FWIW I would love to have a saw on my machine as I miter fold a lot of solid surface on mine. I had a custom integrated head made by vortex with 90.5 degree inserts and a short body from the hsk 63 so it works well, but I would ideally like to have a tiltable saw as this would speed up cut out and make the miter cutting better.
My next machine will have that I hope.....but that's a ways off, if you can swing it get the saw head now, I do wish I had one.
Do you mean a C axis or an aggregate or something else?
On this subject I see a few Onsrud routers comes up at auction, they don't have the moving table problem of a Komo, is there any thing wrong with these machines if they have a better controller than an AMC, I think some of them have Fanucs?

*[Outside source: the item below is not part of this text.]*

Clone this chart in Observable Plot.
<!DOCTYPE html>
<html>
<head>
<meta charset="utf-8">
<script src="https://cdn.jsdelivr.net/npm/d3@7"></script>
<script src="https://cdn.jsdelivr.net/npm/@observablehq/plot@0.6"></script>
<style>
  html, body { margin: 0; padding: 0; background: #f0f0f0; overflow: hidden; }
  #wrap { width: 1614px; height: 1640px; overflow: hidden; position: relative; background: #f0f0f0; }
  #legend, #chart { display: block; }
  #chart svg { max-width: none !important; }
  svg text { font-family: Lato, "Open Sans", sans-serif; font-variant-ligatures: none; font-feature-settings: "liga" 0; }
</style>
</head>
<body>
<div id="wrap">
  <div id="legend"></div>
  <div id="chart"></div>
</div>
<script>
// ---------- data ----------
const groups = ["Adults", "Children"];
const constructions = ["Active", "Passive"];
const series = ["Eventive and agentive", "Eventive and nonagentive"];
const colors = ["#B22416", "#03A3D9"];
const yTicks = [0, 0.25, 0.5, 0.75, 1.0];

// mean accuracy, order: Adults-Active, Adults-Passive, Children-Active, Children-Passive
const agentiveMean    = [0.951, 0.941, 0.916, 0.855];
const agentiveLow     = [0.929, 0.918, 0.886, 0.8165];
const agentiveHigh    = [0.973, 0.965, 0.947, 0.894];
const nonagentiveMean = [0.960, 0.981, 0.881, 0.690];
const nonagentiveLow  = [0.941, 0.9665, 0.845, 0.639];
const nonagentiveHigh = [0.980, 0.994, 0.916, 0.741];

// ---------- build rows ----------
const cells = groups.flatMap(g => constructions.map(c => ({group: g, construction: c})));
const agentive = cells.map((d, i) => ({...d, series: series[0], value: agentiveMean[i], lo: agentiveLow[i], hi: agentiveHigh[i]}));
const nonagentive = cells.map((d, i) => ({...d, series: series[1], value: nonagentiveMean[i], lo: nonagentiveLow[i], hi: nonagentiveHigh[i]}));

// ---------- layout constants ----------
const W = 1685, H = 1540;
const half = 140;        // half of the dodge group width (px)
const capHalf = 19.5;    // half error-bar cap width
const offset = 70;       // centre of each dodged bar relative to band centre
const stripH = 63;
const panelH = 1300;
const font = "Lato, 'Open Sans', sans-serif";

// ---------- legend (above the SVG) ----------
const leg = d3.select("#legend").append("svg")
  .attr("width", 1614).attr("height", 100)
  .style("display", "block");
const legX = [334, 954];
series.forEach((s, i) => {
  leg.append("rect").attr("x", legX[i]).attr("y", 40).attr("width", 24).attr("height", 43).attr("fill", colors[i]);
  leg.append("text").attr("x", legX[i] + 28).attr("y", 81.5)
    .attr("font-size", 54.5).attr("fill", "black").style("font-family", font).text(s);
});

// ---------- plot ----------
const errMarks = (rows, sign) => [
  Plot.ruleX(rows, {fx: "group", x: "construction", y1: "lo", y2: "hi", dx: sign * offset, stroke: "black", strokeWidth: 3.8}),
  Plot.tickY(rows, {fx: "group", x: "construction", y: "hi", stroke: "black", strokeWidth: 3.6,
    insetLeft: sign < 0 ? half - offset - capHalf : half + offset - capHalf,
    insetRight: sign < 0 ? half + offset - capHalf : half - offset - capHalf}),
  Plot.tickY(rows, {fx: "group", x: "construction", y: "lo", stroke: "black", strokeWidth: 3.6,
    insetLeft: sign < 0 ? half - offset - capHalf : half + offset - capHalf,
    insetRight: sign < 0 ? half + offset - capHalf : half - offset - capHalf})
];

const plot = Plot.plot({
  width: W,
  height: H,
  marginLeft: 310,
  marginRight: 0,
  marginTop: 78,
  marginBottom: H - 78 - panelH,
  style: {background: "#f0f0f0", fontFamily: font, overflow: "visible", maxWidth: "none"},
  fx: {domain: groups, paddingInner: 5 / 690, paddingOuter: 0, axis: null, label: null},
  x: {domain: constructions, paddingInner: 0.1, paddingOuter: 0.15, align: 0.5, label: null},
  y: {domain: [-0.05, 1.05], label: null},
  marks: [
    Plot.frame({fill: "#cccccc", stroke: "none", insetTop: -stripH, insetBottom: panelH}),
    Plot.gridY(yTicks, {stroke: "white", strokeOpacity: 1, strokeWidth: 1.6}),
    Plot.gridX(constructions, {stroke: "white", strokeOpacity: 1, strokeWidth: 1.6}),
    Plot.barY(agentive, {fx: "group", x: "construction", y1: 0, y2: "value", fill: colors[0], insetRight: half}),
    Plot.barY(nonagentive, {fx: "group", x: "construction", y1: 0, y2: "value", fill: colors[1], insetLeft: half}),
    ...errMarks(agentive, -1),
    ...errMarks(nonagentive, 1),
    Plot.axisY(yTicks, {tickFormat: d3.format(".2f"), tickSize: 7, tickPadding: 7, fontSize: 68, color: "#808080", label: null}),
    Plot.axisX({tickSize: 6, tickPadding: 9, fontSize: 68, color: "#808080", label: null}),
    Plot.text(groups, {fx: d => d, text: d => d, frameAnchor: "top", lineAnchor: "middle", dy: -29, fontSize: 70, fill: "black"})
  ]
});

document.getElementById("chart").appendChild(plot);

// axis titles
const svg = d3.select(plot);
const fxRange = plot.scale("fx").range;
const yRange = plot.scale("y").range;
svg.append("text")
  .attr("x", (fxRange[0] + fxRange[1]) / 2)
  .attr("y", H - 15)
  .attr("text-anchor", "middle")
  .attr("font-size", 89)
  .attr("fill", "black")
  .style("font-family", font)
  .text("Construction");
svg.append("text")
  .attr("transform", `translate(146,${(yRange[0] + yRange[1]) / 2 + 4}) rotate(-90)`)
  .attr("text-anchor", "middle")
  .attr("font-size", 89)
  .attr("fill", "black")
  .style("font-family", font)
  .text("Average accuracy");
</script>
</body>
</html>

I read somewhere that Onsrud wasn't supporting the older obsolete controllers. Not sure which one though, probably the AMC I would image Fanuc would always support there equipment .
I have heard horror stories about Felder support, especially on the 5 axis
That is a good point, which probably has a lot to do with the price at auction.
The Komo seem plentiful at auction, I don't like that they take 300 sq ft, I like the company and the people seem terrific and the Fanuc controller are big pluses.
The Onsrud would not take up as much room Onsrud seems like a good company I have used machines that had the AMC controller they seemed fine but if they are no long being supported that is a show stopper.
This picture shows a 2004 at the top of the picture and a 2016 at the bottom notice 0 bids for the top one and 8 for the bottom one with 14 days to go
what are some of the best places to watch auctions i think im leaning toward that route ive seem some 1-2 year old 100+k machines go for 30k
If you are ok with buying a used machine there should be an abundance of used ones available later this year as the fallout from this shutdown is going to be a lot worse than 2008. There were tons of machines selling back then for pennies on the dollar.
That Onsrud machine in CO is a nice one, the Vac pump alone that comes with it is worth 5 - 8 k easy.
IRS Auctions Industrial Recovery Service
I am betting there will be a lot of deals out there in the next 6 - 12 months.
Kind of wish I would have waited a little longer, but I needed to cut parts by now anyways.
Just remember it will take at least another 10 K above purchase price to get it to your shop and set it up, even if you have all the air, power, and dust collection you need already.
Then another 3 - 4 k in tooling etc..
Am I thinking right that a Komo would take 300 sq ft?
Click the link below to download the file included with this post.
Not to mention the 15% fee to auctioneer, that didn't exist not too long ago. I guess the money would have come out of the seller before.
Is Sales tax enforced on out of state sales?
Those two items would add 23% or so as well
I paid the auction fee but they did not charge me sales tax, I bought out of state.
I am not sure about the 300 square feet but it seems about right
You came close on your prediction
Actually I was right on , this is the one I was talking about, ended yesterday in texas. I am actually surprised it didin't stop at 4 ish but you never know and this one was a 2003 and in good shape. I am a little surprised that it went for that with the covid and that Onsrud in Colorado will be real interesting to see what it goes for, I bid on on just like it last year and it went for over 100 K and this one is only one year older so we will get to see how people are feeling about the economy with that one if it goes for under 30 ill be surprised and if it goes for over 55 I would say were not in for much of a hit on the economy.
Check this out, sold this week 2007 Weeke with offloading and two 2014 becker vac pumps and an older northwood for under 2k there are some good deals out there to start CNC on a budget for sure.
Not sure of the value of the Dodds if you have to dovetail drawers it seems like cnc would be the way to go.
The Northwood could kill you on parts
Not sure about how long a Weeke, 10 years?